- What you have to do
Reproduce, please, only the lines from the first line below to the line containing "return (px - L) / plot_w", inclusive.

Source code of charts:
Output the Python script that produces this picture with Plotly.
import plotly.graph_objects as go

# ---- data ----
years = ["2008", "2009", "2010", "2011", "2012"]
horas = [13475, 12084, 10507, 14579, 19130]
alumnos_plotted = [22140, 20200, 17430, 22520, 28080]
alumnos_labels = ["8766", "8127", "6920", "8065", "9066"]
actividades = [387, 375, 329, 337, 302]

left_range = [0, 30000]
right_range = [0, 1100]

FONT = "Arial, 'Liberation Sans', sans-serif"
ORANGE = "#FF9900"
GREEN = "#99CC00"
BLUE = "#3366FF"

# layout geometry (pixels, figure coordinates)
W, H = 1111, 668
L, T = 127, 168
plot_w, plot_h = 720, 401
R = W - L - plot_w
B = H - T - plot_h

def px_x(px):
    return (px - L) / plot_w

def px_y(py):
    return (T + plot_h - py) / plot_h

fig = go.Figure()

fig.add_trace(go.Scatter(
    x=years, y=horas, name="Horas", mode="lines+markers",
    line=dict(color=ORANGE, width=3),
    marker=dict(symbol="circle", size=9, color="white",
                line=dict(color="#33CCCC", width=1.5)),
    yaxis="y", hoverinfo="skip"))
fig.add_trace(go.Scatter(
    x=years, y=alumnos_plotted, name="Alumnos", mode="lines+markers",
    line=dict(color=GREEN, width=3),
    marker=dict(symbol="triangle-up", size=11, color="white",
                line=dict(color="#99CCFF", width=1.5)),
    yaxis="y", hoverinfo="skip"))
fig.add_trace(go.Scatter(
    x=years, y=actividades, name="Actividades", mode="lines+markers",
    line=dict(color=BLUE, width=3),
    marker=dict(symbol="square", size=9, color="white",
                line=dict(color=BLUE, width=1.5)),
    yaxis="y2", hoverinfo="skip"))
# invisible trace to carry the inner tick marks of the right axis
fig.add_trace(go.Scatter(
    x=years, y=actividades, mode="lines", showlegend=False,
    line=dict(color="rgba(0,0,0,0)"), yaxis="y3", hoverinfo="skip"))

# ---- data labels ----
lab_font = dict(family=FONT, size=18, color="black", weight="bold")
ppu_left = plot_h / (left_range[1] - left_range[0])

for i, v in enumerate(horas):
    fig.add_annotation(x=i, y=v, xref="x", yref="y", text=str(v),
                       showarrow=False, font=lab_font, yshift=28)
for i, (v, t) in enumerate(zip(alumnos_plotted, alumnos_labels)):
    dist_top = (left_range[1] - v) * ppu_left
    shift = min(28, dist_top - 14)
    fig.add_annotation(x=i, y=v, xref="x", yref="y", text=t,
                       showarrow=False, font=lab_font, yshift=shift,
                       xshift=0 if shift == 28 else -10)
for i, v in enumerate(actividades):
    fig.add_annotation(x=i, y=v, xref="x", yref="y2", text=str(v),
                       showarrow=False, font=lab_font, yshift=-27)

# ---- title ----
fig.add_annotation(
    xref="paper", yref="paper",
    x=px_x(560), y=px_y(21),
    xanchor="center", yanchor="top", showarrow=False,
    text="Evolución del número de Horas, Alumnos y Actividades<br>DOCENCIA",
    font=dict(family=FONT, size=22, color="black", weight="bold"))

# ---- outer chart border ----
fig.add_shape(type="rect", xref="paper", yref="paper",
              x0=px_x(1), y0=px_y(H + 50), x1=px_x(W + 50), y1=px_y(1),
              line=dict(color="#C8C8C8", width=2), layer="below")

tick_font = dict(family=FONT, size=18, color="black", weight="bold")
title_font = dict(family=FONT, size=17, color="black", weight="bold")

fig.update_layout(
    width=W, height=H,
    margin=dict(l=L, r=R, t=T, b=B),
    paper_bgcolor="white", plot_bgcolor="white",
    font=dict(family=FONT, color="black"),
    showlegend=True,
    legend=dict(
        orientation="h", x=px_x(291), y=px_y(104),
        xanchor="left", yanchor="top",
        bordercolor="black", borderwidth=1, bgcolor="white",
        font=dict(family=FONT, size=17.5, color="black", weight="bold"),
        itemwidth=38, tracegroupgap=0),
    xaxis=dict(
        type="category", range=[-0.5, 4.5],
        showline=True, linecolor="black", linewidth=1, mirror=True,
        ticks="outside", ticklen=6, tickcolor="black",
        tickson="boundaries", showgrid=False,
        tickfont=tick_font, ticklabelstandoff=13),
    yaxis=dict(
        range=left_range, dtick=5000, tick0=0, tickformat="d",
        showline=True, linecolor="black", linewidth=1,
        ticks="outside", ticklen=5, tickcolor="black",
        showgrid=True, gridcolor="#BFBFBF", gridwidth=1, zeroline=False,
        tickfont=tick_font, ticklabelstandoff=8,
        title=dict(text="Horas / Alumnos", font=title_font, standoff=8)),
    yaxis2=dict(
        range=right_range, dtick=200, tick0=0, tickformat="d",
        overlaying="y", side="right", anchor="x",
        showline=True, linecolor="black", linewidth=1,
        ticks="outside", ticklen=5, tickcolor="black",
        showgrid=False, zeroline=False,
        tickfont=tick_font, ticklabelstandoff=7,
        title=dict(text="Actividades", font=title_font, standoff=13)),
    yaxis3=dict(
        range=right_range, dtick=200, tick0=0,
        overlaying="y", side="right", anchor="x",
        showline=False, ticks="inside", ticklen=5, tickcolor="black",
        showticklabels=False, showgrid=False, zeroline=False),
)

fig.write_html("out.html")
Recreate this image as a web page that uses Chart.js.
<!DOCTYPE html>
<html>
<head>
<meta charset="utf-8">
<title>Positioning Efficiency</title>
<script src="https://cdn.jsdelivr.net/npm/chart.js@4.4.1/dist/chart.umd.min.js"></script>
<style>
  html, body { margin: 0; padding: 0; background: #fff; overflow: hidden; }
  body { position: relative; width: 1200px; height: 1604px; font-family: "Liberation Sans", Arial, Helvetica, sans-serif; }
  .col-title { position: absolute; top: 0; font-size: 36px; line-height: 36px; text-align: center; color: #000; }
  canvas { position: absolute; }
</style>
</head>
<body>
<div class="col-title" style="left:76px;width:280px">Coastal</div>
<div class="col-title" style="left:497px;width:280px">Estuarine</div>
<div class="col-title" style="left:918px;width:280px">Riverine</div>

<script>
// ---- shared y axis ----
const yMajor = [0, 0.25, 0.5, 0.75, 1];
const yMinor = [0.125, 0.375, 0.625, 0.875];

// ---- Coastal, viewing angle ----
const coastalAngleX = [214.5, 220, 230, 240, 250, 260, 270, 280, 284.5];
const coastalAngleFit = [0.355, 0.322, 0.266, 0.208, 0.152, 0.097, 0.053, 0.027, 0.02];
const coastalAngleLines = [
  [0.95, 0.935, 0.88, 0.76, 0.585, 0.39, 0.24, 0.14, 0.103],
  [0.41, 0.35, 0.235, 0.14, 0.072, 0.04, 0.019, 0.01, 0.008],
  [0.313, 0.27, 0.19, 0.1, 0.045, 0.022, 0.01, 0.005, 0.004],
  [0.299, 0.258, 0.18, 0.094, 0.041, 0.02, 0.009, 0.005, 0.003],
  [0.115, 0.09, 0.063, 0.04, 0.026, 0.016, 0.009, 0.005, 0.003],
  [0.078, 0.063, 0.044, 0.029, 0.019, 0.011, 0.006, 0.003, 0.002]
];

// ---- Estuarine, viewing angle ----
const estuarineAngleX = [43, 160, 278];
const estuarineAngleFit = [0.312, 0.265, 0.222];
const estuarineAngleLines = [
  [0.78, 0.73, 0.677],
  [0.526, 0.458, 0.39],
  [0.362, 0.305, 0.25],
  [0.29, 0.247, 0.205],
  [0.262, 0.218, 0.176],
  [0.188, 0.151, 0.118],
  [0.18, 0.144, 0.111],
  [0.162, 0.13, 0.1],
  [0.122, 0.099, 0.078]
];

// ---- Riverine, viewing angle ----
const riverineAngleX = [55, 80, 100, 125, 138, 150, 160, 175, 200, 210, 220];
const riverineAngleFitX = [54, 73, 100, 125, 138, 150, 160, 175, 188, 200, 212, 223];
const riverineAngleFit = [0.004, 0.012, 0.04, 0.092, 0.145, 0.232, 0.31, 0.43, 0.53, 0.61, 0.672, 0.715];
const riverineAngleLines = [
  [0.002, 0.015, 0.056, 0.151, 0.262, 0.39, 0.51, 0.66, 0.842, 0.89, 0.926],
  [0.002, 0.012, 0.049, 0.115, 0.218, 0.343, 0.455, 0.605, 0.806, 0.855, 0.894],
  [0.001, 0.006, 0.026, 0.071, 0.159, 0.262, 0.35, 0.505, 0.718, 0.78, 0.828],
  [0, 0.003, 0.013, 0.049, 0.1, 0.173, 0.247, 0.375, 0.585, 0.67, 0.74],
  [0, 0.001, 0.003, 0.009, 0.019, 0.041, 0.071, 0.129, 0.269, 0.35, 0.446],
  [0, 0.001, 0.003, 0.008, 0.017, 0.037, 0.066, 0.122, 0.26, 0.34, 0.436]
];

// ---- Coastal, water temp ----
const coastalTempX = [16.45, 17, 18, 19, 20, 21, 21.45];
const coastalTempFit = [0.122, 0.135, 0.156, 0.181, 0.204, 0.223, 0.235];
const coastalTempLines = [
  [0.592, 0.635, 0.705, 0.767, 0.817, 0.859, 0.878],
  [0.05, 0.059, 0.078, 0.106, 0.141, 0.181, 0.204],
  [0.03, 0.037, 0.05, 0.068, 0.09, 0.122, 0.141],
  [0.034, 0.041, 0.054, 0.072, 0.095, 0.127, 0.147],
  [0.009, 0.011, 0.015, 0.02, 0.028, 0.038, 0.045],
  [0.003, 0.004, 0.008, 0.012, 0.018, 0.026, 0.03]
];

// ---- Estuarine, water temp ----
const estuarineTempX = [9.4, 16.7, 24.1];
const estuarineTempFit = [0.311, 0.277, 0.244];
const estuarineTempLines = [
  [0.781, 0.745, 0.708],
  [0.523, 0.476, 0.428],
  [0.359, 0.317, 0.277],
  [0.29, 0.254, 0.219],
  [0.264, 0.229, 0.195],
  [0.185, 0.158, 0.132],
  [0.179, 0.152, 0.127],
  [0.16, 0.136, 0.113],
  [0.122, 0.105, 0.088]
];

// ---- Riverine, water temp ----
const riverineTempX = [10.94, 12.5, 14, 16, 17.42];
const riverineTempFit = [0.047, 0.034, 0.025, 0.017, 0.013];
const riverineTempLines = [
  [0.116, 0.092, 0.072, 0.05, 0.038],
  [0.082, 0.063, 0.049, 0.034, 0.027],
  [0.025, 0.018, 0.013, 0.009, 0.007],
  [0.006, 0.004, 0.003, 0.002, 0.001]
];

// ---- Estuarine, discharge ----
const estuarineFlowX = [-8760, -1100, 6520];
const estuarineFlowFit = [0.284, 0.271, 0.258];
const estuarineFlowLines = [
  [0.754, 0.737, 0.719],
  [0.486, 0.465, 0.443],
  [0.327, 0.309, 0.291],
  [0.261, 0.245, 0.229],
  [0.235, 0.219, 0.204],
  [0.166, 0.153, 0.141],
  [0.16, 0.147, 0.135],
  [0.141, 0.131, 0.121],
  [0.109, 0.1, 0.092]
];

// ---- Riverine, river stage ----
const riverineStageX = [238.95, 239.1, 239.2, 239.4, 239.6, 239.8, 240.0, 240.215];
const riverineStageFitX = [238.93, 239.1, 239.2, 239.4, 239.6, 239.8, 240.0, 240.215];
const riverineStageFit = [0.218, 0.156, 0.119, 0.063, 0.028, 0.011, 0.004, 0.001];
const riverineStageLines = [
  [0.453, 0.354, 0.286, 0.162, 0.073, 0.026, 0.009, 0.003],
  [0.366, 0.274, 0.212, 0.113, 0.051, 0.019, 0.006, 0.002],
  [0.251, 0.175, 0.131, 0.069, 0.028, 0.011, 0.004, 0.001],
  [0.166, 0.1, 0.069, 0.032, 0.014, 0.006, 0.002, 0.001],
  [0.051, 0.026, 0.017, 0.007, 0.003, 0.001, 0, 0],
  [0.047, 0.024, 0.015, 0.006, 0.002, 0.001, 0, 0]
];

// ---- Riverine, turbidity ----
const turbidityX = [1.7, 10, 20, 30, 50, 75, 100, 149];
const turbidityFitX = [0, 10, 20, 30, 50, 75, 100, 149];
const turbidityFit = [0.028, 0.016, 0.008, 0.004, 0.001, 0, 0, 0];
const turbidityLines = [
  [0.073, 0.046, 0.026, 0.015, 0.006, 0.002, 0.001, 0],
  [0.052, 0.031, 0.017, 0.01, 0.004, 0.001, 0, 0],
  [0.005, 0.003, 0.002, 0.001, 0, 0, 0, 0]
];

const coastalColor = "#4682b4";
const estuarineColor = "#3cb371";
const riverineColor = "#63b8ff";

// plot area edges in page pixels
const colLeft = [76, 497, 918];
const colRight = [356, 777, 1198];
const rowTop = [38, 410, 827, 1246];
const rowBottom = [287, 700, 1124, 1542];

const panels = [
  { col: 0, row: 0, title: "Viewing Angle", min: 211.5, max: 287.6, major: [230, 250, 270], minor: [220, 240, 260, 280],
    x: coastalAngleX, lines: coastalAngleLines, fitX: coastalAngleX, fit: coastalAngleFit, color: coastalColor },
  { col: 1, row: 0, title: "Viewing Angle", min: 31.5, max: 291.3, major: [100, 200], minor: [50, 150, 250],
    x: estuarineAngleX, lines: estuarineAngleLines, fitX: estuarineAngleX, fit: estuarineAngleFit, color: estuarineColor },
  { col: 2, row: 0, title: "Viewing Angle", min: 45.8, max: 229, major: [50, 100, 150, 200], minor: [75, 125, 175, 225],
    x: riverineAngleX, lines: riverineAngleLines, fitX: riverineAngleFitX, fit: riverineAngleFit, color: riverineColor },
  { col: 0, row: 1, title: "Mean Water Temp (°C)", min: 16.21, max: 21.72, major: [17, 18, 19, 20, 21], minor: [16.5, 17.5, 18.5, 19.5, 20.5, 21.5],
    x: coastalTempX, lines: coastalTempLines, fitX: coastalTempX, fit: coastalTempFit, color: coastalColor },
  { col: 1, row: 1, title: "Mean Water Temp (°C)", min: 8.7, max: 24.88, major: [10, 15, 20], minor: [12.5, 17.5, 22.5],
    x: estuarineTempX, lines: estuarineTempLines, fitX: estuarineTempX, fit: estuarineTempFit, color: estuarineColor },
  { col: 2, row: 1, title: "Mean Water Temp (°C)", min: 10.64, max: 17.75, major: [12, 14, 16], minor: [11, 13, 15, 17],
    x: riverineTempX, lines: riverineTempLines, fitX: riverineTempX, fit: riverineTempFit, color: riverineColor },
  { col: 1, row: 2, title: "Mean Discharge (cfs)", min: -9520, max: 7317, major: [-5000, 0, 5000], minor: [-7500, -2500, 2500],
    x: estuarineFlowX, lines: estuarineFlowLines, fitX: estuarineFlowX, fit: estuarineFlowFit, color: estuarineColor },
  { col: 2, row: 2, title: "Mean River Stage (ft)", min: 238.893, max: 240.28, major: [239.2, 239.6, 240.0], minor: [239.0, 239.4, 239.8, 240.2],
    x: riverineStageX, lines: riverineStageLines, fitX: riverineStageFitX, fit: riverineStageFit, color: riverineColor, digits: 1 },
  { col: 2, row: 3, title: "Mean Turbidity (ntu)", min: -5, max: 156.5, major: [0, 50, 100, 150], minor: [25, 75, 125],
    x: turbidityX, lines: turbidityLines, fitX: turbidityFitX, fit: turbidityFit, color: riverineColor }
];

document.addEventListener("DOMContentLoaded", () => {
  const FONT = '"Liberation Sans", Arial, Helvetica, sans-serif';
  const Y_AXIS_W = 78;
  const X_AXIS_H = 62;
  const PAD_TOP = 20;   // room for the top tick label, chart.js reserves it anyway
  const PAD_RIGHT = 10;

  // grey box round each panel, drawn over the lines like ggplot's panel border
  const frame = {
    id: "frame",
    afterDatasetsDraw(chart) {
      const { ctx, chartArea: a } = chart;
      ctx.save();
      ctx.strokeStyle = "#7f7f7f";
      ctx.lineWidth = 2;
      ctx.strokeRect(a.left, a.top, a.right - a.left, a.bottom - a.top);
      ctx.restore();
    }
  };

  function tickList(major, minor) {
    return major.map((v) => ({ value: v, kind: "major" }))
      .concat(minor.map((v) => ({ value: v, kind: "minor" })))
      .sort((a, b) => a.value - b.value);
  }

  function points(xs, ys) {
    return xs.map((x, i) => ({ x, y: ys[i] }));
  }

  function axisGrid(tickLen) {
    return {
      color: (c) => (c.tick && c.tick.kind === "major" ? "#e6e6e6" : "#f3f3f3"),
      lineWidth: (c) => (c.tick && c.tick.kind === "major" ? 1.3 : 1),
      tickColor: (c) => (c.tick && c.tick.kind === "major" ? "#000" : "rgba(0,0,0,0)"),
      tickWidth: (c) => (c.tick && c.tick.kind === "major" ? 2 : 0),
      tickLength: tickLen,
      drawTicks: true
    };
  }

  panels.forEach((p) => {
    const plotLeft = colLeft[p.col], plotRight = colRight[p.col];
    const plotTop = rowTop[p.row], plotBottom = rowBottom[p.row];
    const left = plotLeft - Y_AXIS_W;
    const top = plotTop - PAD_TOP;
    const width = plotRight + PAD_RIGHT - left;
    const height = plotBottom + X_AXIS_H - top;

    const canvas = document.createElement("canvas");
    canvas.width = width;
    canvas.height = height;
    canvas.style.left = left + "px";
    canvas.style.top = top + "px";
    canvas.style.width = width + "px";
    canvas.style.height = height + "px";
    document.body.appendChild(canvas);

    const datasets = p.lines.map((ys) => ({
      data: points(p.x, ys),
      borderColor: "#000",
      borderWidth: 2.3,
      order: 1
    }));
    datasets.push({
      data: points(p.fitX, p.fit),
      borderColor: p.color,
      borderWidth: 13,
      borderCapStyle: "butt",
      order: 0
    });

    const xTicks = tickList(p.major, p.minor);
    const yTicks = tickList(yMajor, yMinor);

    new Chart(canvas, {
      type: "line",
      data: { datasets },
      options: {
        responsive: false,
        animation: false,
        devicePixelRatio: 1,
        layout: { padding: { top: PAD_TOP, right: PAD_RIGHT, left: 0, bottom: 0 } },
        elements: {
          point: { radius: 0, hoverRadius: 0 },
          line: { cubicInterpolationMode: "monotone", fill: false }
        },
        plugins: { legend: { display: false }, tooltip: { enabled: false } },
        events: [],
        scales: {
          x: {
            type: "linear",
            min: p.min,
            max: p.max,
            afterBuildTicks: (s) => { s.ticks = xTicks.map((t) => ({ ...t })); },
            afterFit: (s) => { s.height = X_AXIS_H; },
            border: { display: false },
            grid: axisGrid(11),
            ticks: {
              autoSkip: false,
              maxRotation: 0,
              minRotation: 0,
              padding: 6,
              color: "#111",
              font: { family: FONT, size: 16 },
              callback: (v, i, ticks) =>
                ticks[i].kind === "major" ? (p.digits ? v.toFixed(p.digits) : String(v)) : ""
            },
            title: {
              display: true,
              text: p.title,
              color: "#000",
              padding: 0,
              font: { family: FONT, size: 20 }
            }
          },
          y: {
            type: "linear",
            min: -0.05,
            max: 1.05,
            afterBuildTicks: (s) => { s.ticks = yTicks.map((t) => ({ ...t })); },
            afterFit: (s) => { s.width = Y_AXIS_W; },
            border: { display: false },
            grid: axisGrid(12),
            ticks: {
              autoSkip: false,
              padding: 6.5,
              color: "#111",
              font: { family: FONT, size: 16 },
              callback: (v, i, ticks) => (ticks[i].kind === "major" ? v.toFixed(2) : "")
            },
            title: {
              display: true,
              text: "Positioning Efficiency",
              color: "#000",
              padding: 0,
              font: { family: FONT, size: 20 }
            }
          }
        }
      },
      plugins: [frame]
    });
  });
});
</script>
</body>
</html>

- Solution
Output the Python script that produces this picture with Plotly.
import plotly.graph_objects as go

# ---- data ----
years = ["2008", "2009", "2010", "2011", "2012"]
horas = [13475, 12084, 10507, 14579, 19130]
alumnos_plotted = [22140, 20200, 17430, 22520, 28080]
alumnos_labels = ["8766", "8127", "6920", "8065", "9066"]
actividades = [387, 375, 329, 337, 302]

left_range = [0, 30000]
right_range = [0, 1100]

FONT = "Arial, 'Liberation Sans', sans-serif"
ORANGE = "#FF9900"
GREEN = "#99CC00"
BLUE = "#3366FF"

# layout geometry (pixels, figure coordinates)
W, H = 1111, 668
L, T = 127, 168
plot_w, plot_h = 720, 401
R = W - L - plot_w
B = H - T - plot_h

def px_x(px):
    return (px - L) / plot_w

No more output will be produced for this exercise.